The summer of 1966 was a magical time for Stockbridge; the Berkshire Playhouse had reorganized with an eye to becoming more than just a summer stock theater, attracting stars and would-be stars to the town. “Dustin Hoffman and Gene Hackman liked hamburgers with onion, green peppers, and an egg in them,” Alice writes. “Frank Langella was called ‘Mr. Mushroom Omelet’. Ann Bancroft was wonderful, and when her whole family came, I cooked giant meals; when they stayed late, she helped me clear the table.”

One spring morning a year after opening, Alice says that she walked through the front door and freaked out. “I felt that instead of owning it, it owned me. The plates were out to get me, the pots were planning an attack, the stove was laughing at me. I had a terrible urge to smash everything.” Instead, she called Eastern Airlines and booked a midnight flight to Puerto Rico, emptied the cash box and gave away all the food. “It was a wonderful restaurant. It was a success. I ran it for one year. It turned me into a madwoman. I made enemies of old friends. I broke up with my husband. I left my home. I had actually broken free and become my own person. I didn’t know what I was going to do, but I knew I would never have another restaurant. Never say never.”

Alice Brock went on to open not one but several more restaurants; she now lives in Provincetown, Massachusetts, where she owns an art gallery.
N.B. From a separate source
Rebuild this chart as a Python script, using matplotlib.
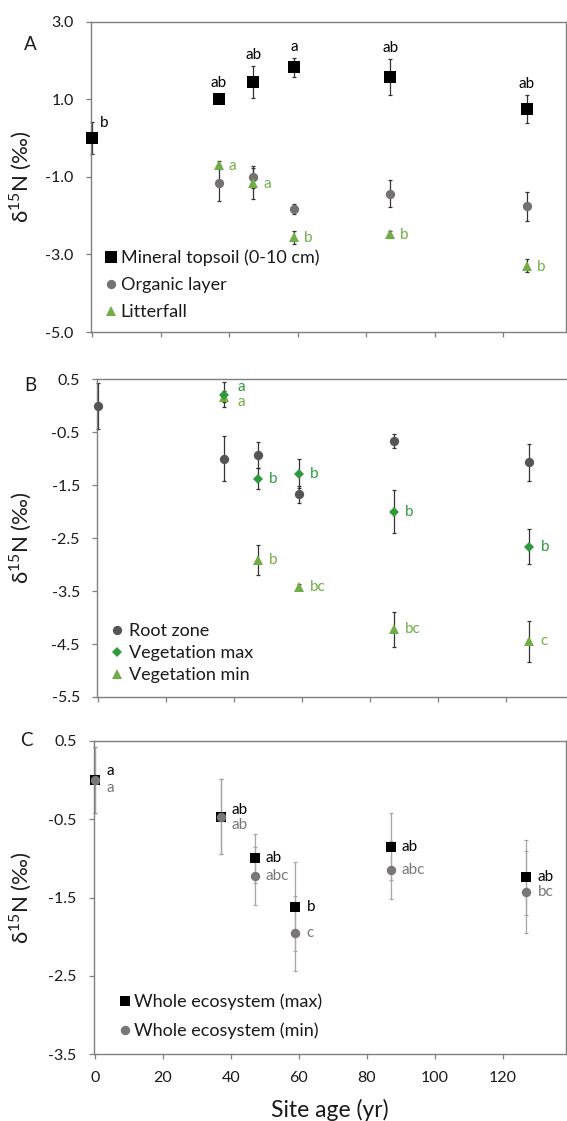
import matplotlib
matplotlib.use('Agg')
import matplotlib.pyplot as plt
from matplotlib.ticker import FuncFormatter, FixedLocator
from matplotlib.lines import Line2D

plt.rcParams['font.family'] = ['Lato', 'DejaVu Sans']
plt.rcParams['axes.unicode_minus'] = False
plt.rcParams['mathtext.fontset'] = 'custom'
plt.rcParams['mathtext.rm'] = 'Lato'

# ---------------- data ----------------
x_ticks = [0, 20, 40, 60, 80, 100, 120]

# Panel A
mineral_x = [0, 37, 47, 59, 87, 127]
mineral_y = [0.0, 1.0, 1.45, 1.82, 1.58, 0.76]
mineral_err = [0.42, 0.10, 0.41, 0.25, 0.46, 0.36]
mineral_lab = ['b', 'ab', 'ab', 'a', 'ab', 'ab']

organic_x = [37, 47, 59, 87, 127]
organic_y = [-1.16, -1.00, -1.84, -1.43, -1.76]
organic_err = [0.47, 0.28, 0.13, 0.34, 0.38]

litter_x = [37, 47, 59, 87, 127]
litter_y = [-0.69, -1.17, -2.56, -2.48, -3.29]
litter_err = [0.10, 0.40, 0.17, 0.08, 0.16]
litter_lab = ['a', 'a', 'b', 'b', 'b']

# Panel B
root_x = [0, 37, 47, 59, 87, 127]
root_y = [0.0, -1.00, -0.93, -1.67, -0.66, -1.07]
root_err = [0.43, 0.42, 0.24, 0.16, 0.13, 0.35]

vegmax_x = [37, 47, 59, 87, 127]
vegmax_y = [0.21, -1.38, -1.28, -2.00, -2.66]
vegmax_err = [0.24, 0.20, 0.28, 0.41, 0.33]
vegmax_lab = ['a', 'b', 'b', 'b', 'b']

vegmin_x = [37, 47, 59, 87, 127]
vegmin_y = [0.17, -2.91, -3.42, -4.22, -4.45]
vegmin_err = [0.10, 0.28, 0.05, 0.33, 0.39]
vegmin_lab = ['a', 'b', 'bc', 'bc', 'c']

# Panel C
eco_x = [0, 37, 47, 59, 87, 127]
ecomax_y = [0.0, -0.47, -1.00, -1.62, -0.85, -1.24]
ecomax_err = [0.42, 0.48, 0.31, 0.57, 0.43, 0.48]
ecomax_lab = ['a', 'ab', 'ab', 'b', 'ab', 'ab']
ecomin_y = [0.0, -0.47, -1.22, -1.96, -1.15, -1.43]
ecomin_err = [0.42, 0.48, 0.37, 0.48, 0.37, 0.52]
ecomin_lab = ['a', 'ab', 'abc', 'c', 'abc', 'bc']

# ---------------- style ----------------
BLACK = '#000000'
GREY = '#767171'
DARKGREY = '#555555'
GREEN = '#2e9a3c'
LGREEN = '#70ad47'
ECOGREY = '#7a7676'
SPINE = '#7f7f7f'
ERR = '#333333'
ECERR = '#a6a6a6'
TXT = '#1a1a1a'
LABFS = 11
TICKFS = 11.5
LEGFS = 13

fig = plt.figure(figsize=(5.67, 11.21), dpi=100)
W, H = 567.0, 1121.0


def make_ax(l_px, r_px, top_px, bot_px):
    return fig.add_axes([l_px / W, 1 - bot_px / H,
                         (r_px - l_px) / W, (bot_px - top_px) / H])


axA = make_ax(91.3, 566.4, 21.7, 332)
axB = make_ax(97.3, 568.5, 379.3, 697)
axC = make_ax(94.0, 565.5, 741, 1054)

fmt = FuncFormatter(lambda v, p: f"{v:.1f}")
for ax, ylim, yt in [(axA, (-5, 3), [3, 1, -1, -3, -5]),
                     (axB, (-5.5, 0.5), [0.5, -0.5, -1.5, -2.5, -3.5, -4.5, -5.5]),
                     (axC, (-3.5, 0.5), [0.5, -0.5, -1.5, -2.5, -3.5])]:
    ax.set_xlim(-0.3, 138.5)
    ax.set_ylim(*ylim)
    ax.yaxis.set_major_locator(FixedLocator(yt))
    ax.yaxis.set_major_formatter(fmt)
    ax.xaxis.set_major_locator(FixedLocator(x_ticks))
    for s in ax.spines.values():
        s.set_color(SPINE)
        s.set_linewidth(1.0)
    ax.tick_params(direction='out', length=3.6, width=0.9, color=SPINE,
                   labelsize=TICKFS, labelcolor=TXT, pad=9)
    ax.set_ylabel(r'δ$^{15}$N (‰)', fontsize=16, color=TXT)
    l_px = ax.get_position().x0 * W
    w_px = ax.get_position().width * W
    ax.yaxis.set_label_coords((34 - l_px) / w_px, 0.5)

axA.tick_params(axis='x', labelbottom=False)
axB.tick_params(axis='x', labelbottom=False)
axC.set_xlabel('Site age (yr)', fontsize=16.5, color=TXT, labelpad=10)


def ebar(ax, x, y, e, ecolor=ERR):
    ax.errorbar(x, y, yerr=e, fmt='none', ecolor=ecolor, elinewidth=0.9,
                capsize=1.7, capthick=0.9, zorder=2, clip_on=False)


def pts(ax, x, y, m, ms, c, z):
    ax.plot(x, y, ls='', marker=m, ms=ms, color=c, mec=c, mew=0,
            zorder=z, clip_on=False)


def lab(ax, x, y, text, color, dx, dy, ha='left'):
    ax.annotate(text, (x, y), xytext=(dx, dy), textcoords='offset pixels',
                ha=ha, va='center', fontsize=LABFS, color=color,
                annotation_clip=False)


# ---- Panel A ----
ebar(axA, organic_x, organic_y, organic_err)
ebar(axA, litter_x, litter_y, litter_err)
ebar(axA, mineral_x, mineral_y, mineral_err)
pts(axA, organic_x, organic_y, 'o', 6.7, GREY, 3)
pts(axA, litter_x, litter_y, '^', 6.5, LGREEN, 4)
pts(axA, mineral_x, mineral_y, 's', 8.9, BLACK, 5)
for i, (x, y, e, t) in enumerate(zip(mineral_x, mineral_y, mineral_err, mineral_lab)):
    if i == 0:
        lab(axA, x, y, t, BLACK, 8, 15)
    else:
        lab(axA, x, max(y + e, y + 0.15), t, BLACK, 0, 10.5, ha='center')
for x, y, t in zip(litter_x, litter_y, litter_lab):
    lab(axA, x, y, t, LGREEN, 10, -1)

hA = [Line2D([], [], ls='', marker='s', ms=8.9, color=BLACK, mew=0),
      Line2D([], [], ls='', marker='o', ms=6.7, color=GREY, mew=0),
      Line2D([], [], ls='', marker='^', ms=6.5, color=LGREEN, mew=0)]
axA.legend(hA, ['Mineral topsoil (0-10 cm)', 'Organic layer', 'Litterfall'],
           loc='center left', bbox_to_anchor=(0.028, 0.152), frameon=False,
           fontsize=LEGFS, handlelength=0.7, handletextpad=0.2, borderpad=0,
           borderaxespad=0, labelspacing=0.62, numpoints=1, labelcolor=TXT)

# ---- Panel B ----
ebar(axB, root_x, root_y, root_err)
ebar(axB, vegmin_x, vegmin_y, vegmin_err)
ebar(axB, vegmax_x, vegmax_y, vegmax_err)
pts(axB, root_x, root_y, 'o', 6.7, DARKGREY, 3)
pts(axB, vegmin_x, vegmin_y, '^', 7.2, LGREEN, 4)
pts(axB, vegmax_x, vegmax_y, 'D', 5.6, GREEN, 5)
for i, (x, y, t) in enumerate(zip(vegmax_x, vegmax_y, vegmax_lab)):
    lab(axB, x, y, t, GREEN, 14 if i == 0 else 11, 8 if i == 0 else 0)
for i, (x, y, t) in enumerate(zip(vegmin_x, vegmin_y, vegmin_lab)):
    lab(axB, x, y, t, LGREEN, 14 if i == 0 else 11, -5 if i == 0 else 0)

hB = [Line2D([], [], ls='', marker='o', ms=6.7, color=DARKGREY, mew=0),
      Line2D([], [], ls='', marker='D', ms=5.6, color=GREEN, mew=0),
      Line2D([], [], ls='', marker='^', ms=7.2, color=LGREEN, mew=0)]
axB.legend(hB, ['Root zone', 'Vegetation max', 'Vegetation min'],
           loc='center left', bbox_to_anchor=(0.028, 0.138), frameon=False,
           fontsize=LEGFS, handlelength=0.7, handletextpad=0.3, borderpad=0,
           borderaxespad=0, labelspacing=0.32, numpoints=1, labelcolor=TXT)

# ---- Panel C ----
ebar(axC, eco_x, ecomax_y, ecomax_err, ecolor=ECERR)
ebar(axC, eco_x, ecomin_y, ecomin_err, ecolor=ECERR)
pts(axC, eco_x, ecomax_y, 's', 6.8, BLACK, 4)
pts(axC, eco_x, ecomin_y, 'o', 6.8, ECOGREY, 5)
max_dy = [9, 7, 0, 0, 0, 0]
min_dy = [-8, -8, 0, 0, 0, 0]
for x, y, t, d in zip(eco_x, ecomax_y, ecomax_lab, max_dy):
    lab(axC, x, y, t, BLACK, 11, d)
for x, y, t, d in zip(eco_x, ecomin_y, ecomin_lab, min_dy):
    lab(axC, x, y, t, ECOGREY, 11, d)

hC = [Line2D([], [], ls='', marker='s', ms=6.8, color=BLACK, mew=0),
      Line2D([], [], ls='', marker='o', ms=6.8, color=ECOGREY, mew=0)]
axC.legend(hC, ['Whole ecosystem (max)', 'Whole ecosystem (min)'],
           loc='center left', bbox_to_anchor=(0.052, 0.121), frameon=False,
           fontsize=LEGFS, handlelength=0.7, handletextpad=0.18, borderpad=0,
           borderaxespad=0, labelspacing=0.68, numpoints=1, labelcolor=TXT)

for t, (px, py) in zip(['A', 'B', 'C'], [(30, 45), (30, 385), (26, 741)]):
    fig.text(px / W, 1 - py / H, t, fontsize=13.5, ha='center', va='center',
             color=TXT)

fig.savefig('out.png', dpi=100)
After Arlo premiered “Alice’s Restaurant Massacree” before a captivated crowd of over ten thousand at the Newport Jazz Festival in July, 1967, he performed it live on non-commercial New York City radio station WBAI one night later that summer. The song became so popular that for months afterward WBAI rebroadcast it only when listeners pledged to donate a large amount of money. The eponymous (less the massacree) album was released that same year, with the song (at 18:20) taking up the entire first side, the other filled with a selection of bluesy folk tunes. The ballad has become a Thanksgiving tradition not only for classic rock stations, but for thousands of households across the nation.